§ Objective:
Once the pictures are set aside, transcribe the remaining data exactly.

====

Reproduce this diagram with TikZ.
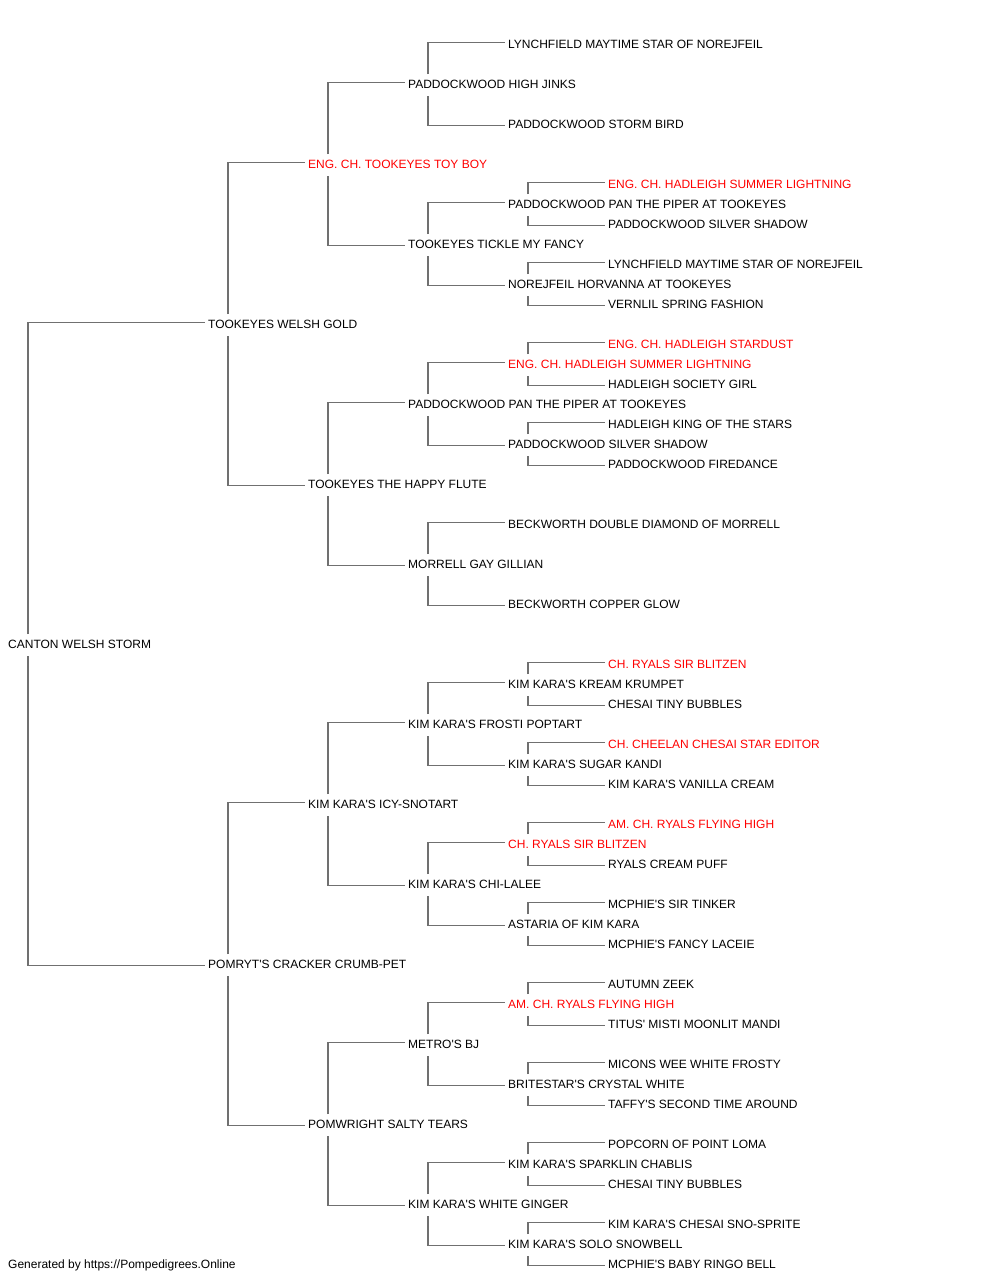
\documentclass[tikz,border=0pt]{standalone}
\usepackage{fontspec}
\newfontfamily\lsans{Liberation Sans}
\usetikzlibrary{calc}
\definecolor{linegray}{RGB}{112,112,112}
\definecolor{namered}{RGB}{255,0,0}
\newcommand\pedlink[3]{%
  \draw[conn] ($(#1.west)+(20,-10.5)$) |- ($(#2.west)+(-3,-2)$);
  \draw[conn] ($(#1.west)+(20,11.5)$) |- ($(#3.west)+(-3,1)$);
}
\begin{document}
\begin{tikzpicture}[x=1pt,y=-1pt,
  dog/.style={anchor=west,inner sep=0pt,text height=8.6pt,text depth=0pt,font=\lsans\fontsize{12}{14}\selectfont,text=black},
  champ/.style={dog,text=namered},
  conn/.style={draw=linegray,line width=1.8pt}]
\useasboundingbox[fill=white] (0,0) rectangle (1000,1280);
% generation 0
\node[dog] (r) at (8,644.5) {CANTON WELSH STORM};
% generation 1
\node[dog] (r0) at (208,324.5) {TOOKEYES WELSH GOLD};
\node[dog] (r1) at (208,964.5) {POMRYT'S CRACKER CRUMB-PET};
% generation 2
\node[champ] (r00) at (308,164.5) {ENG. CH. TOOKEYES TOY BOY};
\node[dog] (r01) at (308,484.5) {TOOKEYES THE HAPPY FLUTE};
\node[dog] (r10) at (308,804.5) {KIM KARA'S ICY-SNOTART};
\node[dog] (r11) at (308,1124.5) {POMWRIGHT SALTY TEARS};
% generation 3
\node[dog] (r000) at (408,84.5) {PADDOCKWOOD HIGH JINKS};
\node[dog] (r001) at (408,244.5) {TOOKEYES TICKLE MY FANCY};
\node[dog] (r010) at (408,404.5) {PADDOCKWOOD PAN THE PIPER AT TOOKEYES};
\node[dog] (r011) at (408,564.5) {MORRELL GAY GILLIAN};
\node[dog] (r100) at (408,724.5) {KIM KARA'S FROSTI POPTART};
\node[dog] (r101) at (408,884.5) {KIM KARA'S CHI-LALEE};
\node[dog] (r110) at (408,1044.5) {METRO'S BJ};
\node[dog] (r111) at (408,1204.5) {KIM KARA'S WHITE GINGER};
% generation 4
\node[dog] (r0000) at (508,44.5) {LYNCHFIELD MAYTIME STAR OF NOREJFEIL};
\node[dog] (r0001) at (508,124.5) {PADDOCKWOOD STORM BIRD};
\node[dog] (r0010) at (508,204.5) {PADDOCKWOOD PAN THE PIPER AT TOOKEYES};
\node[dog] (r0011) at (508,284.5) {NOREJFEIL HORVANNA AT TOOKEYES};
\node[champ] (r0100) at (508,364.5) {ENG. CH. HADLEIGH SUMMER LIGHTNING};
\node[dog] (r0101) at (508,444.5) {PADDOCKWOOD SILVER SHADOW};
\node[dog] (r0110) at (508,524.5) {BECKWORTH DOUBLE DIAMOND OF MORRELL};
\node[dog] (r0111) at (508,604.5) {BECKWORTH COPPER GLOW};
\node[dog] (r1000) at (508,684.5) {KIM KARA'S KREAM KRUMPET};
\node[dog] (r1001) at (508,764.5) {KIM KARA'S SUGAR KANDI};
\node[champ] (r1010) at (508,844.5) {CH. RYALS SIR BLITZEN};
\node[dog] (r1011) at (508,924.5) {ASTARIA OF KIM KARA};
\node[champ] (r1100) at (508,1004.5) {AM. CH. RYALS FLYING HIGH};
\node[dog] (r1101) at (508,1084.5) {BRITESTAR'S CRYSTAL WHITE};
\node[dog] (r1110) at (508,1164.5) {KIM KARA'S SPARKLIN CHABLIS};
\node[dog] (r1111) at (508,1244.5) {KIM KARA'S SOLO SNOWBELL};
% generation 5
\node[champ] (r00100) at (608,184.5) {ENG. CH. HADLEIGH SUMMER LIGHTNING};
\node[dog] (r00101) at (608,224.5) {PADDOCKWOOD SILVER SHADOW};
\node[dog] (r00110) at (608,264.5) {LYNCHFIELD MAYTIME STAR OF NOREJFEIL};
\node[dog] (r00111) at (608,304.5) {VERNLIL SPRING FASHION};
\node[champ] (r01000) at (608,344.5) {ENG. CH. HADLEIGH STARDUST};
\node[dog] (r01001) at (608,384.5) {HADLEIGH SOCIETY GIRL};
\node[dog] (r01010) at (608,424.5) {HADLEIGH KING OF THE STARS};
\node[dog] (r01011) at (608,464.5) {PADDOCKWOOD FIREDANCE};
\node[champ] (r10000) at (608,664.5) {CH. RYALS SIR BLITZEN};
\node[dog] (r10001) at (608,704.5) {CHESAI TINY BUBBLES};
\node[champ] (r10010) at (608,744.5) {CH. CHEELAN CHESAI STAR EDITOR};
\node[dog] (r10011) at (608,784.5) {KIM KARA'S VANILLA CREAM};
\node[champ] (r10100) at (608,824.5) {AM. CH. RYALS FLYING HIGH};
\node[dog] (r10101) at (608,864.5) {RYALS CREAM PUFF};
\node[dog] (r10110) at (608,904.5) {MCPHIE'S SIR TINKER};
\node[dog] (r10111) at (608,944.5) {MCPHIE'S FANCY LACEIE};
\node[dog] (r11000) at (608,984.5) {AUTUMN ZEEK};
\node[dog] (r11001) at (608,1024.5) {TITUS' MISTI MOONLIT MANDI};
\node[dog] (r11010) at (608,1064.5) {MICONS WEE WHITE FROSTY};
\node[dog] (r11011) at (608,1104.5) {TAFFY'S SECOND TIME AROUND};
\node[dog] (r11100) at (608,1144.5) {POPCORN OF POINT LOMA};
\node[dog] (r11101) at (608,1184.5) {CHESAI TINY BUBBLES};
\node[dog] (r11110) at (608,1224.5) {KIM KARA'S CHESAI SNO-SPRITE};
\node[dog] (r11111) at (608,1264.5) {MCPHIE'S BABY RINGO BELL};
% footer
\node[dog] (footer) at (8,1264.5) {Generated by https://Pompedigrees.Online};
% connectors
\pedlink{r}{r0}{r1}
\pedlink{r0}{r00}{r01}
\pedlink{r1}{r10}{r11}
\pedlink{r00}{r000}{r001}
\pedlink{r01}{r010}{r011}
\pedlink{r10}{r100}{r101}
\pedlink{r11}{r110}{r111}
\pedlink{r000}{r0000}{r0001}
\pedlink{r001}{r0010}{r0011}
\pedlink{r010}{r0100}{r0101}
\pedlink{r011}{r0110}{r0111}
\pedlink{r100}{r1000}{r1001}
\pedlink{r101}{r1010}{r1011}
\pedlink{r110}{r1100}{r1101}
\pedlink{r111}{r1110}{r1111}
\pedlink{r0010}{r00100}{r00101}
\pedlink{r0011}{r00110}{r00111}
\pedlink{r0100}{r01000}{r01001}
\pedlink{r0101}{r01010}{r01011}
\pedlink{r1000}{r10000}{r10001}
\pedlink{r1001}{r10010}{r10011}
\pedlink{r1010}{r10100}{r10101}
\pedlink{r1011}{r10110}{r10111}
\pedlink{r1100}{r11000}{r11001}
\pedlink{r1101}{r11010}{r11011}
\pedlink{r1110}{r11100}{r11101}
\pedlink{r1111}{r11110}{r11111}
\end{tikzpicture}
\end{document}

====

§ Full solution:
Reproduce this diagram with TikZ.
\documentclass[tikz,border=0pt]{standalone}
\usepackage{fontspec}
\newfontfamily\lsans{Liberation Sans}
\usetikzlibrary{calc}
\definecolor{linegray}{RGB}{112,112,112}
\definecolor{namered}{RGB}{255,0,0}
\newcommand\pedlink[3]{%
  \draw[conn] ($(#1.west)+(20,-10.5)$) |- ($(#2.west)+(-3,-2)$);
  \draw[conn] ($(#1.west)+(20,11.5)$) |- ($(#3.west)+(-3,1)$);
}
\begin{document}
\begin{tikzpicture}[x=1pt,y=-1pt,
  dog/.style={anchor=west,inner sep=0pt,text height=8.6pt,text depth=0pt,font=\lsans\fontsize{12}{14}\selectfont,text=black},
  champ/.style={dog,text=namered},
  conn/.style={draw=linegray,line width=1.8pt}]
\useasboundingbox[fill=white] (0,0) rectangle (1000,1280);
% generation 0
\node[dog] (r) at (8,644.5) {CANTON WELSH STORM};
% generation 1
\node[dog] (r0) at (208,324.5) {TOOKEYES WELSH GOLD};
\node[dog] (r1) at (208,964.5) {POMRYT'S CRACKER CRUMB-PET};
% generation 2
\node[champ] (r00) at (308,164.5) {ENG. CH. TOOKEYES TOY BOY};
\node[dog] (r01) at (308,484.5) {TOOKEYES THE HAPPY FLUTE};
\node[dog] (r10) at (308,804.5) {KIM KARA'S ICY-SNOTART};
\node[dog] (r11) at (308,1124.5) {POMWRIGHT SALTY TEARS};
% generation 3
\node[dog] (r000) at (408,84.5) {PADDOCKWOOD HIGH JINKS};
\node[dog] (r001) at (408,244.5) {TOOKEYES TICKLE MY FANCY};
\node[dog] (r010) at (408,404.5) {PADDOCKWOOD PAN THE PIPER AT TOOKEYES};
\node[dog] (r011) at (408,564.5) {MORRELL GAY GILLIAN};
\node[dog] (r100) at (408,724.5) {KIM KARA'S FROSTI POPTART};
\node[dog] (r101) at (408,884.5) {KIM KARA'S CHI-LALEE};
\node[dog] (r110) at (408,1044.5) {METRO'S BJ};
\node[dog] (r111) at (408,1204.5) {KIM KARA'S WHITE GINGER};
% generation 4
\node[dog] (r0000) at (508,44.5) {LYNCHFIELD MAYTIME STAR OF NOREJFEIL};
\node[dog] (r0001) at (508,124.5) {PADDOCKWOOD STORM BIRD};
\node[dog] (r0010) at (508,204.5) {PADDOCKWOOD PAN THE PIPER AT TOOKEYES};
\node[dog] (r0011) at (508,284.5) {NOREJFEIL HORVANNA AT TOOKEYES};
\node[champ] (r0100) at (508,364.5) {ENG. CH. HADLEIGH SUMMER LIGHTNING};
\node[dog] (r0101) at (508,444.5) {PADDOCKWOOD SILVER SHADOW};
\node[dog] (r0110) at (508,524.5) {BECKWORTH DOUBLE DIAMOND OF MORRELL};
\node[dog] (r0111) at (508,604.5) {BECKWORTH COPPER GLOW};
\node[dog] (r1000) at (508,684.5) {KIM KARA'S KREAM KRUMPET};
\node[dog] (r1001) at (508,764.5) {KIM KARA'S SUGAR KANDI};
\node[champ] (r1010) at (508,844.5) {CH. RYALS SIR BLITZEN};
\node[dog] (r1011) at (508,924.5) {ASTARIA OF KIM KARA};
\node[champ] (r1100) at (508,1004.5) {AM. CH. RYALS FLYING HIGH};
\node[dog] (r1101) at (508,1084.5) {BRITESTAR'S CRYSTAL WHITE};
\node[dog] (r1110) at (508,1164.5) {KIM KARA'S SPARKLIN CHABLIS};
\node[dog] (r1111) at (508,1244.5) {KIM KARA'S SOLO SNOWBELL};
% generation 5
\node[champ] (r00100) at (608,184.5) {ENG. CH. HADLEIGH SUMMER LIGHTNING};
\node[dog] (r00101) at (608,224.5) {PADDOCKWOOD SILVER SHADOW};
\node[dog] (r00110) at (608,264.5) {LYNCHFIELD MAYTIME STAR OF NOREJFEIL};
\node[dog] (r00111) at (608,304.5) {VERNLIL SPRING FASHION};
\node[champ] (r01000) at (608,344.5) {ENG. CH. HADLEIGH STARDUST};
\node[dog] (r01001) at (608,384.5) {HADLEIGH SOCIETY GIRL};
\node[dog] (r01010) at (608,424.5) {HADLEIGH KING OF THE STARS};
\node[dog] (r01011) at (608,464.5) {PADDOCKWOOD FIREDANCE};
\node[champ] (r10000) at (608,664.5) {CH. RYALS SIR BLITZEN};
\node[dog] (r10001) at (608,704.5) {CHESAI TINY BUBBLES};
\node[champ] (r10010) at (608,744.5) {CH. CHEELAN CHESAI STAR EDITOR};
\node[dog] (r10011) at (608,784.5) {KIM KARA'S VANILLA CREAM};
\node[champ] (r10100) at (608,824.5) {AM. CH. RYALS FLYING HIGH};
\node[dog] (r10101) at (608,864.5) {RYALS CREAM PUFF};
\node[dog] (r10110) at (608,904.5) {MCPHIE'S SIR TINKER};
\node[dog] (r10111) at (608,944.5) {MCPHIE'S FANCY LACEIE};
\node[dog] (r11000) at (608,984.5) {AUTUMN ZEEK};
\node[dog] (r11001) at (608,1024.5) {TITUS' MISTI MOONLIT MANDI};
\node[dog] (r11010) at (608,1064.5) {MICONS WEE WHITE FROSTY};
\node[dog] (r11011) at (608,1104.5) {TAFFY'S SECOND TIME AROUND};
\node[dog] (r11100) at (608,1144.5) {POPCORN OF POINT LOMA};
\node[dog] (r11101) at (608,1184.5) {CHESAI TINY BUBBLES};
\node[dog] (r11110) at (608,1224.5) {KIM KARA'S CHESAI SNO-SPRITE};
\node[dog] (r11111) at (608,1264.5) {MCPHIE'S BABY RINGO BELL};
% footer
\node[dog] (footer) at (8,1264.5) {Generated by https://Pompedigrees.Online};
% connectors
\pedlink{r}{r0}{r1}
\pedlink{r0}{r00}{r01}
\pedlink{r1}{r10}{r11}
\pedlink{r00}{r000}{r001}
\pedlink{r01}{r010}{r011}
\pedlink{r10}{r100}{r101}
\pedlink{r11}{r110}{r111}
\pedlink{r000}{r0000}{r0001}
\pedlink{r001}{r0010}{r0011}
\pedlink{r010}{r0100}{r0101}
\pedlink{r011}{r0110}{r0111}
\pedlink{r100}{r1000}{r1001}
\pedlink{r101}{r1010}{r1011}
\pedlink{r110}{r1100}{r1101}
\pedlink{r111}{r1110}{r1111}
\pedlink{r0010}{r00100}{r00101}
\pedlink{r0011}{r00110}{r00111}
\pedlink{r0100}{r01000}{r01001}
\pedlink{r0101}{r01010}{r01011}
\pedlink{r1000}{r10000}{r10001}
\pedlink{r1001}{r10010}{r10011}
\pedlink{r1010}{r10100}{r10101}
\pedlink{r1011}{r10110}{r10111}
\pedlink{r1100}{r11000}{r11001}
\pedlink{r1101}{r11010}{r11011}
\pedlink{r1110}{r11100}{r11101}
\pedlink{r1111}{r11110}{r11111}
\end{tikzpicture}
\end{document}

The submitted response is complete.